The 'Statistician' Loved by Silver
We could let N go to the limit immediately (before taking observations). Now no real thing is infinite. There never has been, nor will there ever be, an infinite number of anything, hence there cannot be an infinite number of observations of anything. In other words, there is just is no real need for notions of infinity. Not for any problem met by man. Which means we'll go to infinity anyway, but only to please the mathematicians who must turn probability into math.
— William Briggs, from Subjective Versus Objective Bayes (Versus Frequentism): Part Final: Parameters!
I'll get to that paper in a bit. But first, let's parse what Briggs's claim. '[T]here is just is no real need for notions of infinity.' Kronecker would be proud. But our notions about these things have advanced a bit since the 1800s. And even if they hadn't, sometimes it can be useful to use continuous approximations, or to take limits. So even if you think the universe is discrete on all levels (Planck lengths and Planck times, and all that physics), we can still find uses for the infinite.
So, Briggs has a disdain for mathematics. Which I would have once thought was an odd opinion for a statistician to have. But I've since learned that some want to turn statistics into an empirical science. Which seems a bit daft to me. Like a dog chasing its tail.
Back to his paper.
Since none but the devout want math, skip it or minimize it. We will not lack for students: even without a saturation of mathematics, those who hear the call will still enter the fold. Since civilians want to understand uncertainty, teach it. This is our great forgotten purpose.
I've been known to claim that we should only teach statistics to those who have earned a black belt in mathematics. Statistics is hard, subtle, and counterintuitive. But it's rarely taught that way. Students taking a STAT100-style course are, of course, already intimidated by basic arithmetic. But I don't think we should water down the material. Instead, we should improve basic math education so that students might rise to the occasion.
At the same time, Briggs notes that we need to teach these people something if they have any hope of getting along in quantitative fields (or even just in society). I don't have a good answer for this. I feel like more harm than good is often done with introductory statistics classes. But I don't think students would leave a course centered around Bayesian statistics with all that much more subtle of a view on the subject.
Recovery of these courses is important because there are lot of folks out there who, because they once had a graduate survey course in regression, and have personally produced a p-value or two, feel they are versed sufficiently in probability to pass on their skills to fresh students. But their rendering of the subtleties of the subject is often not unlike the playing of a worn cassette tape, which itself was copied from a bootleg. This might even be acceptable, except that some who hear these concerts go on themselves to teach statistics. This is an odd situation. It is as if a cadre of mathematicians who had once read a greeting card and then wrote a love poem felt that they were qualified to teach English Literature and then began doing so—and issued credits for it, too—all with the hope that their students will go on to write novels.
This I couldn't agree with more.
We have a subtle twist on this problem in our own department. The intermediate level statistics classes, such as STAT400, are mostly taught by probabilists, not statisticians. Take the professor for this upcoming semester, for example.

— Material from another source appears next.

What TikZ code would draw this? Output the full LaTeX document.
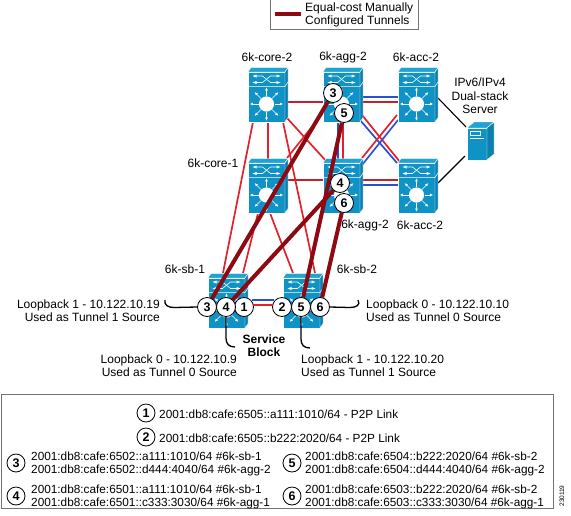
\documentclass[tikz,border=0pt]{standalone}
\usepackage{fontspec}
\setmainfont{Liberation Sans}
\newcommand\fsz{\fontsize{12}{13.3}\selectfont}
\newcommand\asz{\fontsize{11.8}{13.6}\selectfont}
\pgfdeclarelayer{links}\pgfdeclarelayer{switches}\pgfdeclarelayer{tun}
\pgfsetlayers{links,switches,tun,main}
\definecolor{swF}{HTML}{0F93C6}
\definecolor{swT}{HTML}{1FA3D2}
\definecolor{swS}{HTML}{0C7FAE}
\definecolor{lnred}{HTML}{E4202C}
\definecolor{lndark}{HTML}{C2202C}
\definecolor{lnblue}{HTML}{2A50D0}
\definecolor{tunc}{HTML}{8E0A12}
\tikzset{
 swface/.style={fill=swF,draw=white,line width=.3pt,minimum width=37pt,minimum height=50pt,inner sep=0pt,outer sep=0pt,rectangle},
 srvface/.style={fill=swF,draw=white,line width=.4pt,minimum width=20pt,minimum height=32pt,inner sep=0pt,outer sep=0pt,rectangle},
 swline/.style={white,line width=.6pt},
 rl/.style={lnred,line width=1.7pt},
 dl/.style={lndark,line width=1.7pt},
 bl/.style={lnblue,line width=1.7pt},
 tunnel/.style={tunc,line width=4pt},
 hook/.style={black,line width=1.3pt},
 num/.style={circle,draw=black,fill=white,line width=.8pt,minimum size=19pt,inner sep=0pt,font=\fontsize{12.5}{13}\selectfont\bfseries},
 lnum/.style={circle,draw=black,fill=white,line width=.8pt,minimum size=18pt,inner sep=0pt,font=\fontsize{12.5}{13}\selectfont\bfseries},
 lab/.style={inner sep=0pt,font=\fsz,text=black,align=center},
 labr/.style={inner sep=0pt,font=\fsz,text=black,align=right,anchor=east},
 labl/.style={inner sep=0pt,font=\fsz,text=black,align=left,anchor=west},
 leg/.style={inner sep=0pt,anchor=west,font=\asz,text=black,align=left},
 bx/.style={draw=black!55,line width=.7pt,fill=white,rectangle,inner sep=0pt},
}
\newcommand\swt[3]{%
 \begin{pgfonlayer}{switches}
 \node[swface] (#1) at (#2,#3) {};
 \begin{scope}[shift={(#2,#3)}]
  \fill[swT,draw=white,line width=.3pt] (-18.5,-25)--(-15.5,-29.5)--(21.5,-29.5)--(18.5,-25)--cycle;
  \fill[swS,draw=white,line width=.3pt] (18.5,-25)--(21.5,-29.5)--(21.5,20.5)--(18.5,25)--cycle;
  \draw[white,line width=.5pt] (-18.5,-10.5)--(18.5,-10.5)--(21.5,-15);
  \draw[swline] (-11,-21)--(-4,-21)--(4,-14.5)--(11,-14.5);
  \draw[swline] (-11,-14.5)--(-4,-14.5)--(4,-21)--(11,-21);
  \fill[white] (-14,-21) -- (-10,-22.5)--(-10,-19.5)--cycle;
  \fill[white] (14,-14.5) -- (10,-16)--(10,-13)--cycle;
  \fill[white] (-14,-14.5) -- (-10,-16)--(-10,-13)--cycle;
  \fill[white] (14,-21) -- (10,-22.5)--(10,-19.5)--cycle;
  \fill[white] (0,7) circle (7.6);
  \foreach \a in {0,45,...,315}{
   \draw[white,line width=.6pt] (0,7) ++(\a:8) -- ++(\a:6.5);
   \fill[white] (0,7) ++(\a:16.5) -- ++(\a+155:3.2) -- ++(\a+270:2.7) -- cycle;
  }
 \end{scope}
 \end{pgfonlayer}}
\newcommand\off[3]{([shift={(#2,#3)}]#1.center)}
\begin{document}
\begin{tikzpicture}[x=1pt,y=-1pt]
\useasboundingbox (0,0) rectangle (571,515);
% legend boxes
\node[bx,minimum width=148pt,minimum height=31pt] (legbox) at (344,14) {};
\coordinate (la) at (275,14); \coordinate (lb) at (301,14);
\draw[tunnel] (la)--(lb);
\node[labl] (legtext) at (305,15) {Equal-cost Manually\\Configured Tunnels};
\node[bx,minimum width=552pt,minimum height=114pt] (addrbox) at (277.5,451) {};
% switches
\swt{core2}{266.5}{97}
\swt{agg2}{341.5}{97}
\swt{acc2}{416.5}{97}
\swt{core1}{266.5}{188}
\swt{agg1}{341.5}{188}
\swt{acc1}{416.5}{188}
\swt{sb1}{226.5}{303}
\swt{sb2}{301.5}{303}
% server
\begin{pgfonlayer}{switches}
 \node[srvface] (server) at (477,144) {};
 \begin{scope}[shift={(477,144)}]
  \fill[swT,draw=white,line width=.4pt] (-10,-16)--(-3,-22)--(17,-22)--(10,-16)--cycle;
  \fill[swS,draw=white,line width=.4pt] (10,-16)--(17,-22)--(17,10)--(10,16)--cycle;
  \draw[white,line width=.5pt] (-7,-13) rectangle (3,-9);
  \draw[white,line width=.5pt] (-7,-6)--(7,-6);
 \end{scope}
\end{pgfonlayer}
% numbered circles
\node[num] (c1) at (244,307) {1};
\node[num] (c2) at (282,307) {2};
\node[num] (c3) at (207,307) {3};
\node[num] (c4) at (226,307) {4};
\node[num] (c5) at (301,307) {5};
\node[num] (c6) at (320,307) {6};
\node[num] (d3) at (333,93) {3};
\node[num] (d5) at (344,113) {5};
\node[num] (d4) at (340,183) {4};
\node[num] (d6) at (344,203) {6};
% links
\begin{pgfonlayer}{links}
 \draw[rl] \off{core2}{1.5}{25}--\off{core1}{1.5}{-25};
 \draw[dl] \off{core2}{18.5}{5}--\off{agg2}{-18.5}{5};
 \draw[dl] \off{core1}{18.5}{-8}--\off{agg1}{-18.5}{-8};
 \draw[rl] \off{core2}{20.5}{21}--\off{agg1}{-14.5}{-26};
 \draw[rl] \off{core1}{20.5}{-30}--\off{agg2}{-18.5}{16};
 \draw[rl] \off{core2}{-13.5}{25}--\off{sb1}{-3.5}{-30};
 \draw[rl] \off{core2}{16.5}{25}--\off{sb2}{13.5}{-30};
 \draw[rl] \off{core1}{-8.5}{25}--\off{sb1}{16.5}{-30};
 \draw[rl] \off{core1}{3.5}{25}--\off{sb2}{-8.5}{-30};
 \draw[bl] \off{agg2}{-3.5}{25}--\off{agg1}{-3.5}{-25};
 \draw[rl] \off{agg2}{1.5}{25}--\off{agg1}{1.5}{-25};
 \draw[bl] \off{agg2}{18.5}{0}--\off{acc2}{-18.5}{0};
 \draw[dl] \off{agg2}{18.5}{5}--\off{acc2}{-18.5}{5};
 \draw[dl] \off{agg1}{18.5}{-8}--\off{acc1}{-18.5}{-8};
 \draw[bl] \off{agg1}{18.5}{-3}--\off{acc1}{-18.5}{-3};
 \draw[bl] \off{agg2}{18.5}{23}--\off{acc1}{-19.5}{-25};
 \draw[rl] \off{agg2}{20.5}{18}--\off{acc1}{-16.5}{-26};
 \draw[bl] \off{acc2}{-18.5}{23}--\off{agg1}{20.5}{-23};
 \draw[rl] \off{acc2}{-19.5}{18}--\off{agg1}{20.5}{-30};
 \draw[black,line width=1.1pt] \off{acc2}{21.5}{1}--\off{server}{-11}{-17};
 \draw[black,line width=1.1pt] \off{acc1}{21.5}{-5}--\off{server}{-12}{12};
\end{pgfonlayer}
\draw[bl] \off{c1}{8}{-7}--\off{c2}{-8}{-7};
\draw[rl] \off{c1}{9}{-2}--\off{c2}{-9}{-2};
% tunnels
\begin{pgfonlayer}{tun}
 \draw[tunnel] (c3)--(d3);
 \draw[tunnel] (c4)--(d4);
 \draw[tunnel] (c5)--(d5);
 \draw[tunnel] (c6)--(d6);
\end{pgfonlayer}
% hooks
\coordinate (h3) at (165,300);
\coordinate (h6) at (358,300);
\coordinate (h4) at (235,347);
\coordinate (h5) at (310,348);
\draw[hook] (c3.west)--(174,307.5) .. controls (168,307.5) and (164,305) .. (h3);
\draw[hook] (c6.east)--(350,307.5) .. controls (356,307.5) and (361,305) .. (h6);
\draw[hook] (c4.south)--(226,338) .. controls (226,344) and (229,347) .. (h4);
\draw[hook] (c5.south)--(301,339) .. controls (301,345) and (304,348) .. (h5);
% labels
\node[lab] (tcore2) at (267,57) {6k-core-2};
\node[lab] (tagg2) at (343,57) {6k-agg-2};
\node[lab] (tacc2) at (416,57) {6k-acc-2};
\node[lab] (tsrv) at (480,96) {IPv6/IPv4\\Dual-stack\\Server};
\node[lab] (tcore1) at (213,163) {6k-core-1};
\node[lab] (tagg1) at (365,225) {6k-agg-2};
\node[lab] (tacc1) at (420,225) {6k-acc-2};
\node[lab] (tsb1) at (185,269) {6k-sb-1};
\node[lab] (tsb2) at (357,269) {6k-sb-2};
\node[lab,font=\fsz\bfseries] (tblock) at (264,345.5) {Service\\Block};
\node[labr] (tl1) at (160,310.5) {Loopback 1 - 10.122.10.19\\Used as Tunnel 1 Source};
\node[labl] (tl2) at (366,310.5) {Loopback 0 - 10.122.10.10\\Used as Tunnel 0 Source};
\node[labr] (tl3) at (237,366) {Loopback 0 - 10.122.10.9\\Used as Tunnel 0 Source};
\node[labl] (tl4) at (301,366) {Loopback 1 - 10.122.10.20\\Used as Tunnel 1 Source};
% address legend
\node[lnum] (e1) at (146,413) {1};
\node[leg] (a1) at (159,414) {2001:db8:cafe:6505::a111:1010/64 - P2P Link};
\node[lnum] (e2) at (146,437) {2};
\node[leg] (a2) at (159,438) {2001:db8:cafe:6505::b222:2020/64 - P2P Link};
\node[lnum] (e3) at (16,463) {3};
\node[leg] (a3) at (31,464) {2001:db8:cafe:6502::a111:1010/64 \#6k-sb-1\\2001:db8:cafe:6502::d444:4040/64 \#6k-agg-2};
\node[lnum] (e5) at (292,463) {5};
\node[leg] (a5) at (305,464) {2001:db8:cafe:6504::b222:2020/64 \#6k-sb-2\\2001:db8:cafe:6504::d444:4040/64 \#6k-agg-2};
\node[lnum] (e4) at (16,496) {4};
\node[leg] (a4) at (31,497) {2001:db8:cafe:6501::a111:1010/64 \#6k-sb-1\\2001:db8:cafe:6501::c333:3030/64 \#6k-agg-1};
\node[lnum] (e6) at (292,496) {6};
\node[leg] (a6) at (305,497) {2001:db8:cafe:6503::b222:2020/64 \#6k-sb-2\\2001:db8:cafe:6503::c333:3030/64 \#6k-agg-1};
\node[inner sep=0pt,rotate=90,font=\fontsize{6.5}{7}\selectfont] (fig) at (562,496) {230119};
\end{tikzpicture}
\end{document}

There's a huge difference between a probabilist and a statistician. Both use probability, sure. But a probabilist is more likely to care about the finer points of measure theory than how to munge data into a useable format. We should have probabilists teaching probability courses, and statisticians teaching statistics courses. This seems like common sense: we rarely have physicists teaching mathematics courses or vice versa. But our statistics department is nearly non-existent, so generations of students are passing through statistics classes run by professors who, honestly, probably don't really care for statistics.
The problem is that we only have seven statisticians on staff. Only five of which really count as statisticians (I would count Freidlin and Lee as probabilists).
Statistics (and mathematics) education is certainly not a solved problem. I know their are legions of researchers out there exploring this very question. (The fact that this literature is so rarely read by people like me who claim to care about these things is another problem.)
But replacing frequentist methods with Bayesian methods certainly isn't a solution.